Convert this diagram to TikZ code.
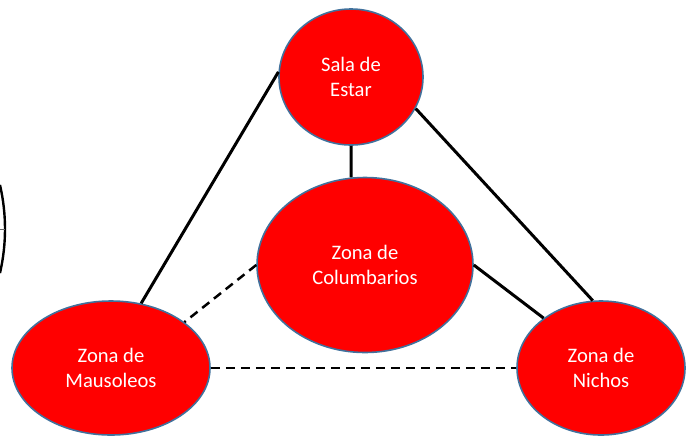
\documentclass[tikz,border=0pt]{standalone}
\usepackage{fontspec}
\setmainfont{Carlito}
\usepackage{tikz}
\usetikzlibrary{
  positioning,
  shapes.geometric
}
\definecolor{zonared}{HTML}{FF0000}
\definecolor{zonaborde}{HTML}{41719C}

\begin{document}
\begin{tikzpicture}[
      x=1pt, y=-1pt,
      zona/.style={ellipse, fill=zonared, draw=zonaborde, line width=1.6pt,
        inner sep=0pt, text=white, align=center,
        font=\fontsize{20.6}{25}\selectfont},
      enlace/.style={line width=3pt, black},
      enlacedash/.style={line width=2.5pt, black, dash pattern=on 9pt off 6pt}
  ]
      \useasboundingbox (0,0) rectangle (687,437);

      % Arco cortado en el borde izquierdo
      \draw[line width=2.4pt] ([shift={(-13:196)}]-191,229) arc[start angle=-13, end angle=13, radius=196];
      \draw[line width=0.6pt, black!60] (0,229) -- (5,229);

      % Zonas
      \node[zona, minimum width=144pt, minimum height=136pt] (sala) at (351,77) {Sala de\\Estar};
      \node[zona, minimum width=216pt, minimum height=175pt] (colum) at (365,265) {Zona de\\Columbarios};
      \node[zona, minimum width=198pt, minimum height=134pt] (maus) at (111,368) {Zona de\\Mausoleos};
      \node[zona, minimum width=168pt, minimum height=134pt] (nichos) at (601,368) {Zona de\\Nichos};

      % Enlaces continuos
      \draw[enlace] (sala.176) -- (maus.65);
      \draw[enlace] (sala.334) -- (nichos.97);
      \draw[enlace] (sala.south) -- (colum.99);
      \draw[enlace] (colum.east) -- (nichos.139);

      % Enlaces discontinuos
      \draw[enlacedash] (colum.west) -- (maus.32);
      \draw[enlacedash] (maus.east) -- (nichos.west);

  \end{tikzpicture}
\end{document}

> Exercise prompt
Every line above should be returned word for word, with the pictures left behind.

> Exercise response
Convert this diagram to TikZ code.
\documentclass[tikz,border=0pt]{standalone}
\usepackage{fontspec}
\setmainfont{Carlito}
\usepackage{tikz}
\usetikzlibrary{
  positioning,
  shapes.geometric
}
\definecolor{zonared}{HTML}{FF0000}
\definecolor{zonaborde}{HTML}{41719C}

\begin{document}
\begin{tikzpicture}[
      x=1pt, y=-1pt,
      zona/.style={ellipse, fill=zonared, draw=zonaborde, line width=1.6pt,
        inner sep=0pt, text=white, align=center,
        font=\fontsize{20.6}{25}\selectfont},
      enlace/.style={line width=3pt, black},
      enlacedash/.style={line width=2.5pt, black, dash pattern=on 9pt off 6pt}
  ]
      \useasboundingbox (0,0) rectangle (687,437);

      % Arco cortado en el borde izquierdo
      \draw[line width=2.4pt] ([shift={(-13:196)}]-191,229) arc[start angle=-13, end angle=13, radius=196];
      \draw[line width=0.6pt, black!60] (0,229) -- (5,229);

      % Zonas
      \node[zona, minimum width=144pt, minimum height=136pt] (sala) at (351,77) {Sala de\\Estar};
      \node[zona, minimum width=216pt, minimum height=175pt] (colum) at (365,265) {Zona de\\Columbarios};
      \node[zona, minimum width=198pt, minimum height=134pt] (maus) at (111,368) {Zona de\\Mausoleos};
      \node[zona, minimum width=168pt, minimum height=134pt] (nichos) at (601,368) {Zona de\\Nichos};

      % Enlaces continuos
      \draw[enlace] (sala.176) -- (maus.65);
      \draw[enlace] (sala.334) -- (nichos.97);
      \draw[enlace] (sala.south) -- (colum.99);
      \draw[enlace] (colum.east) -- (nichos.139);

      % Enlaces discontinuos
      \draw[enlacedash] (colum.west) -- (maus.32);
      \draw[enlacedash] (maus.east) -- (nichos.west);

  \end{tikzpicture}
\end{document}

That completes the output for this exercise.